- by Haneen Nofal
in Latest News
AMMAN — A varied selection of artworks created by 11 local emerging artists last week was presented to the public, as part of the Bayt Al Graphic’s first salon show held in Jacaranda Images art gallery in Jabal Amman.
A printmaking studio opened by Jordanian Hakim Jamain in 2017, Bayt Al Graphic aims to “revive the art of printmaking through an open space where artists and people can experiment their talent through old techniques”, according to its founder.

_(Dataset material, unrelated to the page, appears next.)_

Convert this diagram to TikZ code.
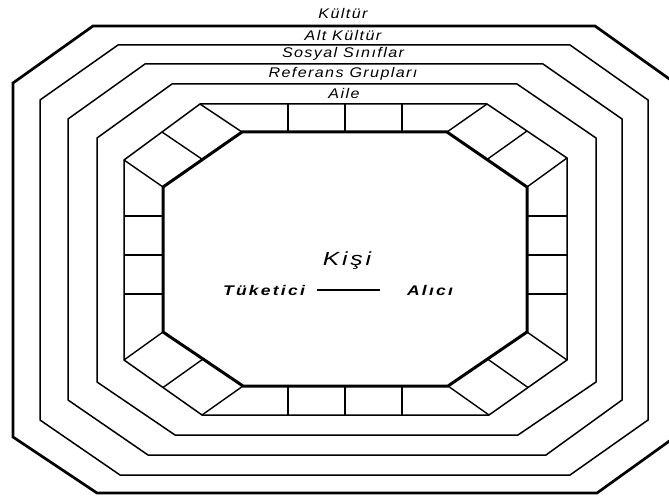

“Nowadays, everything is digital, but this was the original way to create anything and I think that’s something we can’t forget,” Jamain noted in recent remarks to The Jordan Times, stressing that “this open studio doesn’t aim to be academic, it is a platform for artists to come and create together any artistic technique”.
Among the works undertaken with Bayt Al Graphic for the exhibition stood the mesmerising white sculptures of human faces, which caught the visitors’ eyes upon entering.
Next to them, the large colourful paintings of Tina Omran contrasted with the three black and white etchings of Ruth Jackson. Etching or the traditional process of using strong acid or mordant to cut into the unprotected parts of a metal surface was also picked by artists Sara Rashdan, Hamid Sharif and Nesreen Subeh as a preferred medium for this first salon.
Other emerging creators included Muna Amareen and Yasser Alwreikat, who presented detailed drawings of human faces and landscapes, while Sarah Hatahet chose to explore her digital portraits through “an explosion of colour”.
“Bayt Al Graphic’s first salon show aims to launch the works of 11 very different artists. Each artist has his/her own style with works ranging from etchings, to digital art to mixed media paintings and sculptures,” Jacaranda said in a statement sent to The Jordan Times.
For Kamal Khoury, who said he “has always been a keen follower of local and international artists” whom he is “fascinated by”, this exhibition was a great chance to see his work presented next to the creations of great talented artists.
“The art scene remains poor in Jordan and it is extremely hard to get known or noticed in this environment,” Khoury told The Jordan Times after the inauguration, stressing that “he does not consider himself as an artist but more of someone who plays around with the artistic media”.
“I think art is a form of play, at least for some school of art,” he pointed out.
The exhibition will run through November 16 at Jacaranda Images, according to the organisers.